À cela s’ajoutent les désaccords politiques entre la Région, acquise à la LREM, et le Département, PS, les deux plus gros financeurs de la solution. Condamnés à s’entendre sur le sujet, ils entraînent dans leur sillage l’ensemble des politiques locaux, y compris des syndicats puissants et toujours prêts à brandir la menace d’une grève massive.

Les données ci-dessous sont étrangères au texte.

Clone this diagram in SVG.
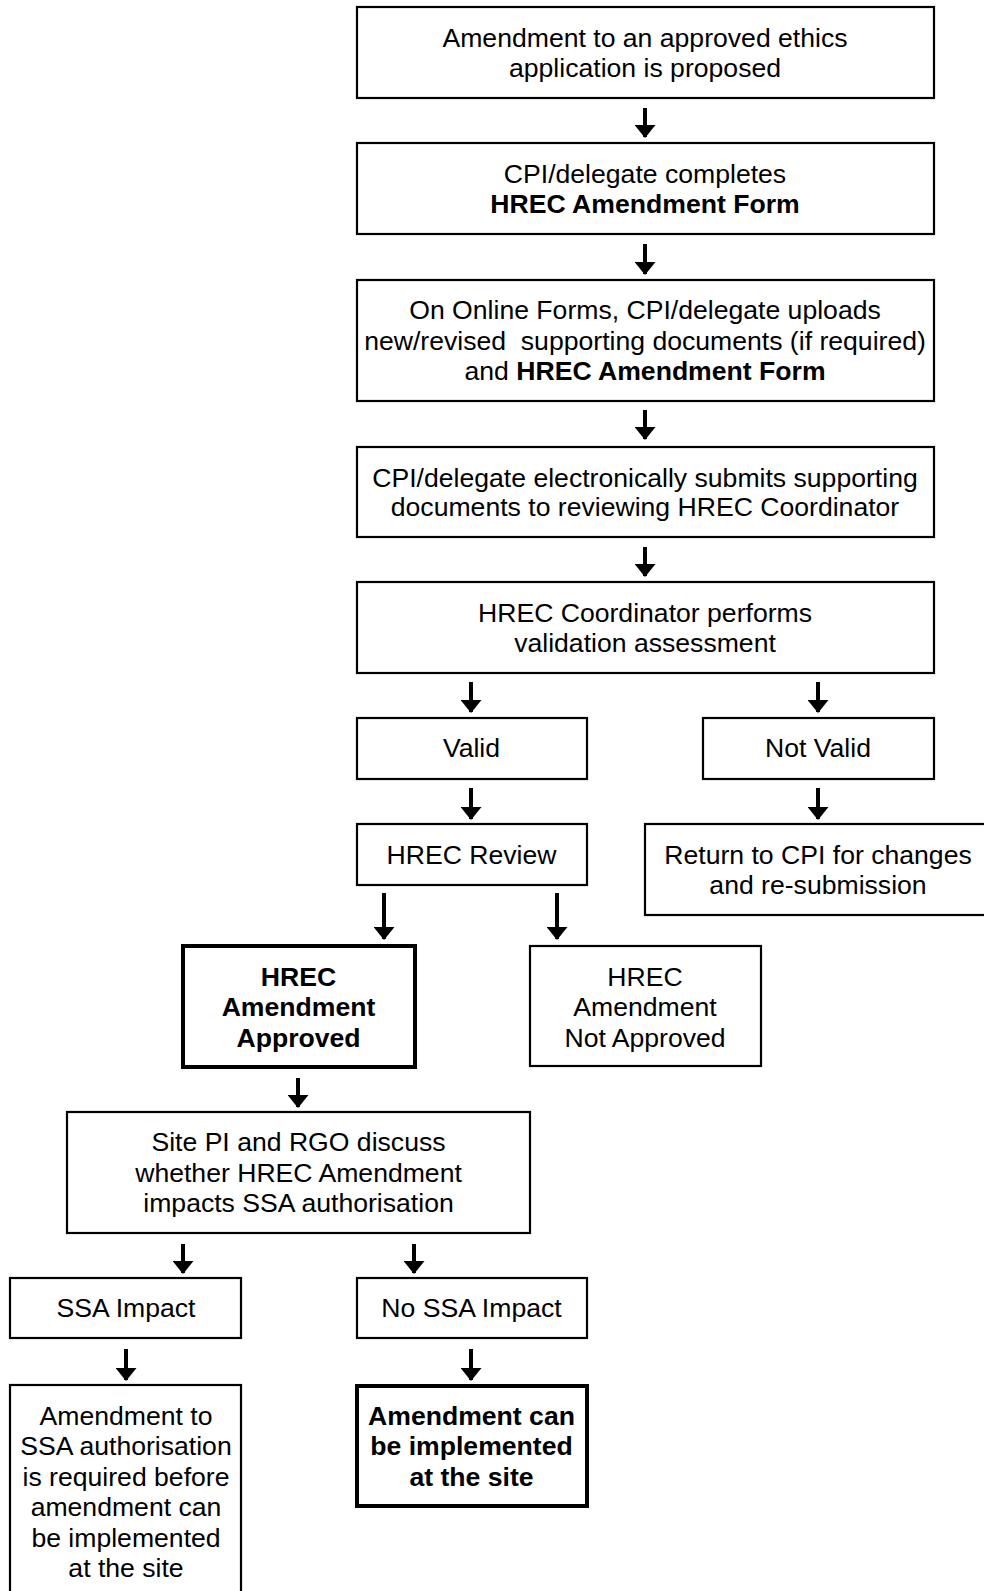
<svg xmlns="http://www.w3.org/2000/svg" width="984" height="1591" viewBox="0 0 984 1591">
<style>
.box{fill:#fff;stroke:#000;stroke-width:2.2}
.thick{fill:#fff;stroke:#000;stroke-width:4}
text{font-family:"Liberation Sans",Arial,sans-serif;font-size:26.6px;fill:#000;text-anchor:middle}
.b{font-weight:bold}
.arr{stroke:#000;stroke-width:4;fill:none}
</style>
<defs>
<marker id="head" markerUnits="userSpaceOnUse" markerWidth="13" markerHeight="21" refX="12" refY="10.5" orient="auto" viewBox="0 0 13 21">
<polygon points="0,0 13,10.5 0,21" fill="#000"/>
</marker>
</defs>
<rect width="984" height="1591" fill="#fff"/>
<g id="connectors">
<path class="arr" d="M645 108V137" marker-end="url(#head)"/>
<path class="arr" d="M645 244V274" marker-end="url(#head)"/>
<path class="arr" d="M645 410V439" marker-end="url(#head)"/>
<path class="arr" d="M645 547V576" marker-end="url(#head)"/>
<path class="arr" d="M471 682V712" marker-end="url(#head)"/>
<path class="arr" d="M818 682V712" marker-end="url(#head)"/>
<path class="arr" d="M471 788V819" marker-end="url(#head)"/>
<path class="arr" d="M818 788V819" marker-end="url(#head)"/>
<path class="arr" d="M384 893V939" marker-end="url(#head)"/>
<path class="arr" d="M557 893V939" marker-end="url(#head)"/>
<path class="arr" d="M298 1078V1107" marker-end="url(#head)"/>
<path class="arr" d="M183 1244V1273" marker-end="url(#head)"/>
<path class="arr" d="M414 1244V1273" marker-end="url(#head)"/>
<path class="arr" d="M126 1349V1380" marker-end="url(#head)"/>
<path class="arr" d="M471 1349V1380" marker-end="url(#head)"/>
</g>
<g id="n1"><rect class="box" x="357" y="7" width="577" height="91"/>
<text x="645" y="47">Amendment to an approved ethics</text><text x="645" y="77">application is proposed</text></g>
<g id="n2"><rect class="box" x="357" y="143" width="577" height="91"/>
<text x="645" y="183">CPI/delegate completes</text><text x="645" y="213" class="b">HREC Amendment Form</text></g>
<g id="n3"><rect class="box" x="357" y="280" width="577" height="121"/>
<text x="645" y="319">On Online Forms, CPI/delegate uploads</text><text x="645" y="350" xml:space="preserve">new/revised  supporting documents (if required)</text><text x="645" y="380">and <tspan class="b">HREC Amendment Form</tspan></text></g>
<g id="n4"><rect class="box" x="357" y="447" width="577" height="90"/>
<text x="645" y="487">CPI/delegate electronically submits supporting</text><text x="645" y="516">documents to reviewing HREC Coordinator</text></g>
<g id="n5"><rect class="box" x="357" y="582" width="577" height="91"/>
<text x="645" y="622">HREC Coordinator performs</text><text x="645" y="652">validation assessment</text></g>
<g id="n6"><rect class="box" x="357" y="718" width="230" height="61"/><text x="471.5" y="757">Valid</text></g>
<g id="n7"><rect class="box" x="703" y="718" width="231" height="61"/><text x="818" y="757">Not Valid</text></g>
<g id="n8"><rect class="box" x="357" y="824" width="230" height="61"/><text x="471.5" y="864">HREC Review</text></g>
<g id="n9"><rect class="box" x="645" y="824" width="350" height="91"/><text x="818" y="864">Return to CPI for changes</text><text x="818" y="894">and re-submission</text></g>
<g id="n10"><rect class="thick" x="183" y="946" width="232" height="121"/>
<text x="298.5" y="986" class="b">HREC</text><text x="298.5" y="1016" class="b">Amendment</text><text x="298.5" y="1047" class="b">Approved</text></g>
<g id="n11"><rect class="box" x="530" y="946" width="231" height="120"/>
<text x="645" y="986">HREC</text><text x="645" y="1016">Amendment</text><text x="645" y="1047">Not Approved</text></g>
<g id="n12"><rect class="box" x="67" y="1112" width="463" height="121"/>
<text x="298.5" y="1151">Site PI and RGO discuss</text><text x="298.5" y="1182">whether HREC Amendment</text><text x="298.5" y="1212">impacts SSA authorisation</text></g>
<g id="n13"><rect class="box" x="10" y="1278" width="231" height="60"/><text x="126" y="1317">SSA Impact</text></g>
<g id="n14"><rect class="box" x="357" y="1278" width="230" height="60"/><text x="471.5" y="1317">No SSA Impact</text></g>
<g id="n15"><rect class="box" x="10" y="1385" width="231" height="215"/>
<text x="126" y="1425">Amendment to</text><text x="126" y="1455">SSA authorisation</text><text x="126" y="1486">is required before</text><text x="126" y="1516">amendment can</text><text x="126" y="1547">be implemented</text><text x="126" y="1577">at the site</text></g>
<g id="n16"><rect class="thick" x="357" y="1386" width="230" height="120"/>
<text x="471.5" y="1425" class="b">Amendment can</text><text x="471.5" y="1455" class="b">be implemented</text><text x="471.5" y="1486" class="b">at the site</text></g>
</svg>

Alors les réunions informelles se multiplient, les associations d’usagers s’ajoutent à l’équation, les alliances se font et se défont, les négociations stagnent. Même si la situation se débloque d’ici le 1er janvier, il faudra encore mettre à l’étude le prix de l’eau, les modalités de la gouvernance, tenir compte des petits arrangements entre amis, des promesses politiques, de l’alternance électorale et surtout d’une bonne quinzaine d’années de travaux avant la fin du titanesque chantier qui ne peut plus attendre: car si la distribution d’eau potable est fondamentale, la question de l’assainissement s’annonce déjà comme une véritable bombe à retardement.